The move comes after the company's biggest union this week approved a contract extension that ensures a revamped aircraft will be built in Washington state.
The complaint, originally lodged by the International Association of Machinists and Aerospace Workers union in April, said Boeing engaged in unfair labor practices by locating a second assembly line for the 787 Dreamliner in the southern U.S. state.
"The union asked to withdraw the charge following the ratification of a four-year collective bargaining agreement between its members and Boeing earlier this week," NLRB Acting General Counsel Lafe Solomon said in a telephone briefing with reporters.
The labor pact included a commitment to build the upcoming version of Boeing's best-selling 737 narrowbody aircraft, called the 737 MAX, in Washington state, where Boeing has always made its jets.
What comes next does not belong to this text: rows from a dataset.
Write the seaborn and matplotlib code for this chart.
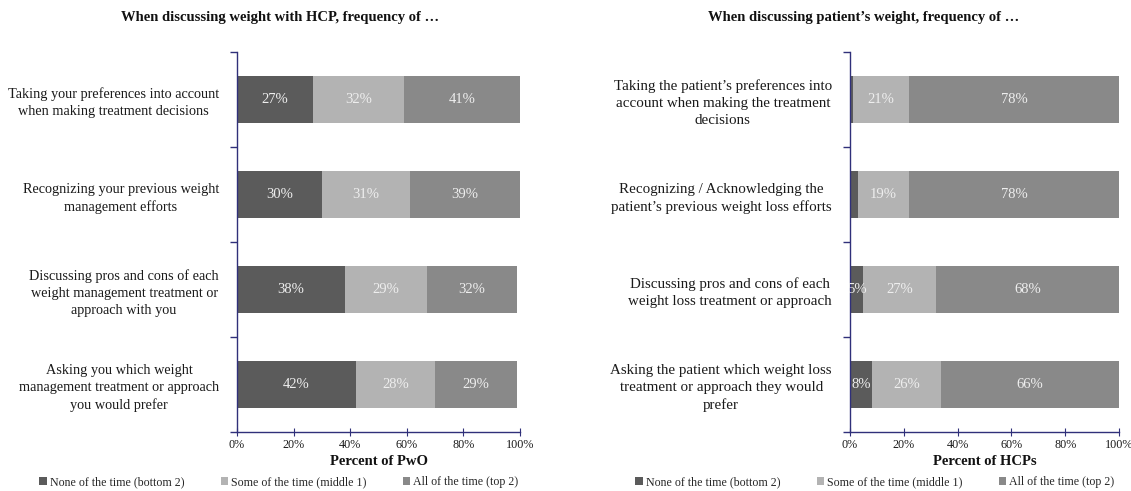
import numpy as np
import pandas as pd
import matplotlib
matplotlib.use("Agg")
import matplotlib.pyplot as plt
import seaborn as sns
from matplotlib.patches import Patch
from matplotlib.ticker import FixedLocator, PercentFormatter

# --- data -------------------------------------------------------------
series_names = ["None of the time (bottom 2)",
                "Some of the time (middle 1)",
                "All of the time (top 2)"]

pwo_items = ["Taking your preferences into account\nwhen making treatment decisions",
             "Recognizing your previous weight\nmanagement efforts",
             "Discussing pros and cons of each\nweight management treatment or\napproach with you",
             "Asking you which weight\nmanagement treatment or approach\nyou would prefer"]
pwo_none = [27, 30, 38, 42]
pwo_some = [32, 31, 29, 28]
pwo_all = [41, 39, 32, 29]

hcp_items = ["Taking the patient\u2019s preferences into\naccount when making the treatment\ndecisions",
             "Recognizing / Acknowledging the\npatient\u2019s previous weight loss efforts",
             "Discussing pros and cons of each\nweight loss treatment or approach",
             "Asking the patient which weight loss\ntreatment or approach they would\nprefer"]
hcp_none = [1, 3, 5, 8]
hcp_some = [21, 19, 27, 26]
hcp_all = [78, 78, 68, 66]

pwo_title = "When discussing weight with HCP, frequency of \u2026"
hcp_title = "When discussing patient\u2019s weight, frequency of \u2026"
pwo_xlabel = "Percent of PwO"
hcp_xlabel = "Percent of HCPs"
x_ticks = [0, 20, 40, 60, 80, 100]

# --- style ------------------------------------------------------------
sns.set_theme(style="white")
plt.rcParams["font.family"] = ["Liberation Serif", "DejaVu Serif"]
seg_colors = ["#5b5b5b", "#b3b3b3", "#898989"]
axis_color = "#30307a"
label_color = "#eeeeee"


def draw_panel(ax, items, none, some, all_, xlabel, label_size):
    df = pd.DataFrame({"item": items, "none": none, "some": some, "all": all_})
    df["c1"] = df["none"]
    df["c2"] = df["none"] + df["some"]
    df["c3"] = df["c2"] + df["all"]
    # overlapping cumulative bars give the stacked look
    for col, colr in zip(["c3", "c2", "c1"], seg_colors[::-1]):
        sns.barplot(data=df, x=col, y="item", order=items, orient="h",
                    color=colr, saturation=1, width=0.5, ax=ax,
                    edgecolor="none", linewidth=0)
    # segment labels
    for i, row in df.iterrows():
        starts = [0, row["c1"], row["c2"]]
        vals = [row["none"], row["some"], row["all"]]
        for s, v in zip(starts, vals):
            if v >= 4:
                ax.text(s + v / 2, i, f"{v}%", ha="center", va="center",
                        color=label_color, fontsize=10.5)
    n = len(items)
    ax.set_xlim(0, 100)
    ax.set_ylim(n - 0.5, -0.5)
    ax.xaxis.set_major_locator(FixedLocator(x_ticks))
    ax.xaxis.set_major_formatter(PercentFormatter(decimals=0))
    ax.set_yticks(range(n))
    ax.set_yticklabels(items)
    ax.yaxis.set_minor_locator(FixedLocator(np.arange(-0.5, n, 1.0)))
    ax.tick_params(axis="y", which="major", length=0, pad=13,
                   labelsize=label_size, labelcolor="#1a1a1a")
    ax.tick_params(axis="y", which="minor", length=5, width=1,
                   color=axis_color, direction="out", left=True)
    ax.tick_params(axis="x", which="major", length=6, width=0.8,
                   color=axis_color, direction="inout", bottom=True,
                   labelsize=8.7, labelcolor="#1a1a1a", pad=2)
    for lab in ax.get_yticklabels():
        lab.set_multialignment("center")
        lab.set_linespacing(1.4)
    ax.set_ylabel("")
    ax.set_xlabel(xlabel, fontsize=10.5, fontweight="bold", labelpad=3,
                  color="#111111")
    for side in ["top", "right"]:
        ax.spines[side].set_visible(False)
    for side in ["left", "bottom"]:
        ax.spines[side].set_color(axis_color)
        ax.spines[side].set_linewidth(1)
    handles = [Patch(facecolor=c, edgecolor="none") for c in seg_colors]
    return handles


fig = plt.figure(figsize=(11.31, 4.91), dpi=100)
ax1 = fig.add_axes([237 / 1131, 1 - 432 / 491, 283 / 1131, 380 / 491])
ax2 = fig.add_axes([850 / 1131, 1 - 432 / 491, 269 / 1131, 380 / 491])

h1 = draw_panel(ax1, pwo_items, pwo_none, pwo_some, pwo_all, pwo_xlabel, 10.3)
h2 = draw_panel(ax2, hcp_items, hcp_none, hcp_some, hcp_all, hcp_xlabel, 10.8)

fig.text(280 / 1131, 1 - 18 / 491, pwo_title, ha="center", va="center",
         fontsize=10.5, fontweight="bold", color="#111111")
fig.text(864 / 1131, 1 - 18 / 491, hcp_title, ha="center", va="center",
         fontsize=10.5, fontweight="bold", color="#111111")

legend_kw = dict(ncol=3, frameon=False, fontsize=8.6, handlelength=0.6,
                 handleheight=0.6, handletextpad=0.3, columnspacing=3.0,
                 loc="center")
fig.legend(h1, series_names, bbox_to_anchor=(279 / 1131, 1 - 482 / 491),
           **legend_kw)
fig.legend(h2, series_names, bbox_to_anchor=(875 / 1131, 1 - 482 / 491),
           **legend_kw)

fig.savefig("out.png", dpi=100, facecolor="white")
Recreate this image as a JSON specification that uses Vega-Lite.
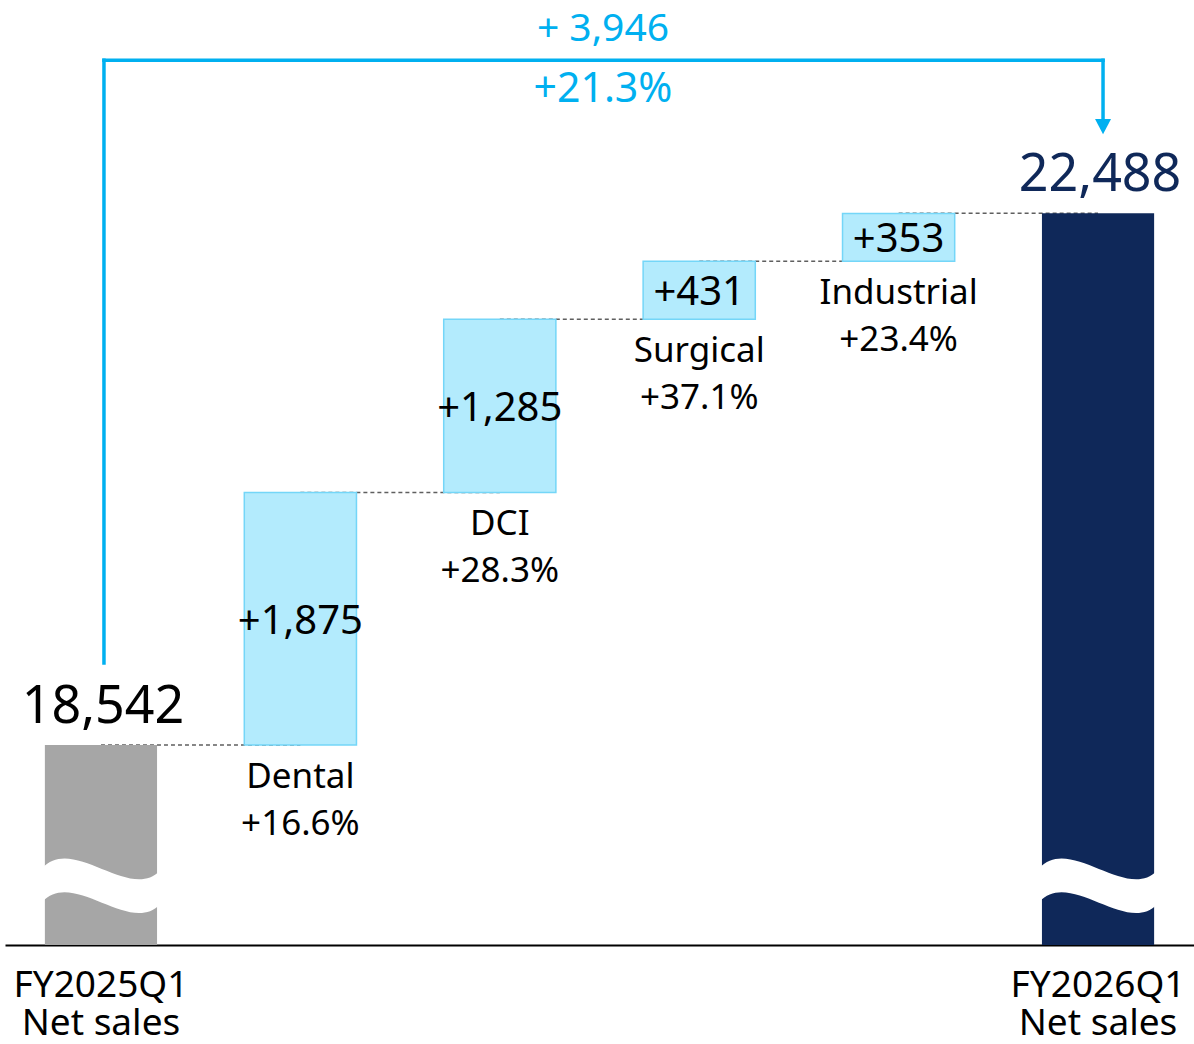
{
  "$schema": "https://vega.github.io/schema/vega-lite/v6.json",
  "width": 1189,
  "height": 945,
  "autosize": {"type": "none"},
  "padding": {"left": 5, "top": 0, "right": 0, "bottom": 99},
  "background": "white",
  "config": {
    "view": {"stroke": null},
    "font": "Noto Sans",
    "axisX": {
      "domain": true, "domainColor": "black", "domainWidth": 2,
      "ticks": false, "tickSize": 0, "grid": false,
      "labelPadding": 22, "labelFontSize": 37, "labelFont": "Noto Sans", "labelColor": "black",
      "labelLineHeight": 38, "labelAngle": 0, "labelLimit": 0, "labelOverlap": false,
      "labelExpr": "indexof(datum.value,'|') >= 0 ? split(datum.value,'|') : ''"
    }
  },
  "datasets": {
    "steps": [
      {"cat": "FY2025Q1|Net sales", "kind": "prev", "start": null, "end": 18542, "value": "18,542", "name": ""},
      {"cat": "Dental", "kind": "delta", "start": 18542, "end": 20417, "value": "+1,875", "name": "Dental\n+16.6%"},
      {"cat": "DCI", "kind": "delta", "start": 20417, "end": 21702, "value": "+1,285", "name": "DCI\n+28.3%"},
      {"cat": "Surgical", "kind": "delta", "start": 21702, "end": 22133, "value": "+431", "name": "Surgical\n+37.1%"},
      {"cat": "Industrial", "kind": "delta", "start": 22133, "end": 22486, "value": "+353", "name": "Industrial\n+23.4%"},
      {"cat": "FY2026Q1|Net sales", "kind": "cur", "start": null, "end": 22488, "value": "22,488", "name": ""}
    ],
    "links": [
      {"a": "FY2025Q1|Net sales", "b": "Dental", "v": 18542},
      {"a": "Dental", "b": "DCI", "v": 20417},
      {"a": "DCI", "b": "Surgical", "v": 21702},
      {"a": "Surgical", "b": "Industrial", "v": 22133},
      {"a": "Industrial", "b": "FY2026Q1|Net sales", "v": 22488}
    ],
    "total": [
      {"from": "FY2025Q1|Net sales", "to": "FY2026Q1|Net sales", "v0": 18542, "v1": 22488, "diff": "+ 3,946", "pct": "+21.3%"}
    ]
  },
  "layer": [
    {
      "data": {"name": "links"},
      "mark": {"type": "rule", "stroke": "#5f5f5f", "strokeWidth": 1.5, "strokeDash": [4, 3]},
      "encoding": {
        "x": {"field": "a", "type": "nominal", "title": null, "scale": {"domain": ["FY2025Q1|Net sales", "Dental", "DCI", "Surgical", "Industrial", "FY2026Q1|Net sales"], "paddingInner": 0.4375, "paddingOuter": 0.2}},
        "x2": {"field": "b"},
        "y": {"field": "v", "type": "quantitative", "axis": null, "scale": {"domain": [17058, 24071], "nice": false, "zero": false}}
      }
    },
    {
      "data": {"name": "steps"},
      "transform": [{"filter": "datum.kind == 'delta'"}],
      "mark": {"type": "bar", "fill": "#b3ebfd", "stroke": "#74d6f8", "strokeWidth": 1.5},
      "encoding": {
        "x": {"field": "cat", "type": "nominal", "title": null},
        "y": {"field": "start", "type": "quantitative", "axis": null},
        "y2": {"field": "end"}
      }
    },
    {
      "data": {"name": "steps"},
      "transform": [{"filter": "datum.kind != 'delta'"}],
      "mark": {"type": "bar", "clip": true},
      "encoding": {
        "x": {"field": "cat", "type": "nominal", "title": null},
        "y": {"field": "end", "type": "quantitative", "axis": null},
        "color": {"field": "kind", "type": "nominal", "legend": null, "scale": {"domain": ["prev", "cur"], "range": ["#a6a6a6", "#0f2859"]}}
      }
    },
    {
      "data": {"name": "steps"},
      "transform": [{"filter": "datum.kind != 'delta'"}],
      "mark": {"type": "point", "shape": "M-1.05,-0.3C-0.5,-0.9,0.5,0.3,1.05,-0.25L1.05,0.35C0.5,0.9,-0.5,-0.3,-1.05,0.3Z", "size": 12544, "filled": true, "color": "white", "opacity": 1, "strokeWidth": 0},
      "encoding": {
        "x": {"field": "cat", "type": "nominal", "title": null},
        "y": {"datum": 17503, "type": "quantitative", "axis": null}
      }
    },
    {
      "data": {"name": "steps"},
      "transform": [{"filter": "datum.kind != 'delta'"}],
      "mark": {"type": "text", "font": "Noto Sans", "fontSize": 52, "baseline": "alphabetic", "align": "center", "dy": -22, "dx": 2},
      "encoding": {
        "x": {"field": "cat", "type": "nominal", "title": null},
        "y": {"field": "end", "type": "quantitative", "axis": null},
        "text": {"field": "value"},
        "color": {"condition": {"test": "datum.kind == 'cur'", "value": "#0f2859"}, "value": "#000000"}
      }
    },
    {
      "data": {"name": "steps"},
      "transform": [
        {"filter": "datum.kind == 'delta'"},
        {"fold": ["start", "end"], "as": ["k", "v"]}
      ],
      "mark": {"type": "text", "font": "Noto Sans", "fontSize": 40, "baseline": "middle", "align": "center", "dy": 3, "color": "#000000"},
      "encoding": {
        "x": {"field": "cat", "type": "nominal", "title": null},
        "y": {"aggregate": "mean", "field": "v", "type": "quantitative", "axis": null},
        "text": {"field": "value"}
      }
    },
    {
      "data": {"name": "steps"},
      "transform": [{"filter": "datum.kind == 'delta'"}],
      "mark": {"type": "text", "font": "Noto Sans", "fontSize": 35, "baseline": "alphabetic", "align": "center", "dy": 43, "lineBreak": "\n", "lineHeight": 47, "color": "#000000"},
      "encoding": {
        "x": {"field": "cat", "type": "nominal", "title": null},
        "y": {"field": "start", "type": "quantitative", "axis": null},
        "text": {"field": "name"}
      }
    },
    {
      "data": {"name": "total"},
      "mark": {"type": "rule", "stroke": "#00b0f0", "strokeWidth": 3.5, "strokeCap": "square", "xOffset": 3, "yOffset": -82, "y2Offset": -153},
      "encoding": {
        "x": {"field": "from", "type": "nominal", "title": null},
        "y": {"field": "v0", "type": "quantitative", "axis": null},
        "y2": {"field": "v1"}
      }
    },
    {
      "data": {"name": "total"},
      "mark": {"type": "rule", "stroke": "#00b0f0", "strokeWidth": 3.5, "strokeCap": "square", "xOffset": 3, "x2Offset": 5, "yOffset": -153},
      "encoding": {
        "x": {"field": "from", "type": "nominal", "title": null},
        "x2": {"field": "to"},
        "y": {"field": "v1", "type": "quantitative", "axis": null}
      }
    },
    {
      "data": {"name": "total"},
      "mark": {"type": "rule", "stroke": "#00b0f0", "strokeWidth": 3.5, "strokeCap": "square", "xOffset": 5, "yOffset": -153, "y2Offset": -89},
      "encoding": {
        "x": {"field": "to", "type": "nominal", "title": null},
        "y": {"field": "v1", "type": "quantitative", "axis": null},
        "y2": {"field": "v1"}
      }
    },
    {
      "data": {"name": "total"},
      "mark": {"type": "point", "shape": "M-1,-0.9L1,-0.9L0,1Z", "size": 256, "filled": true, "color": "#00b0f0", "opacity": 1, "strokeWidth": 0, "xOffset": 5, "yOffset": -87},
      "encoding": {
        "x": {"field": "to", "type": "nominal", "title": null},
        "y": {"field": "v1", "type": "quantitative", "axis": null}
      }
    },
    {
      "data": {"name": "total"},
      "mark": {"type": "text", "font": "Noto Sans", "fontSize": 39, "baseline": "alphabetic", "align": "center", "dx": 502, "dy": -172, "color": "#00b0f0"},
      "encoding": {
        "x": {"field": "from", "type": "nominal", "title": null},
        "y": {"field": "v1", "type": "quantitative", "axis": null},
        "text": {"field": "diff"}
      }
    },
    {
      "data": {"name": "total"},
      "mark": {"type": "text", "font": "Noto Sans", "fontSize": 41, "baseline": "alphabetic", "align": "center", "dx": 502, "dy": -111, "color": "#00b0f0"},
      "encoding": {
        "x": {"field": "from", "type": "nominal", "title": null},
        "y": {"field": "v1", "type": "quantitative", "axis": null},
        "text": {"field": "pct"}
      }
    }
  ]
}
The MAX, which will feature a new, more fuel-efficient engine, will compete with a revamped A320 neo to come from European rival Airbus.
The agreement with the IAM also gave Boeing some assurance that strikes will not disrupt operations as it increases the production rates of many aircraft.
The dispute with the machinists drew attention in Washington, elevating partisan debate over collective bargaining rights and the ability of companies to hire non-union employees and build factories where they want.
Boeing shares were up 2 percent at $71.58 in afternoon trading.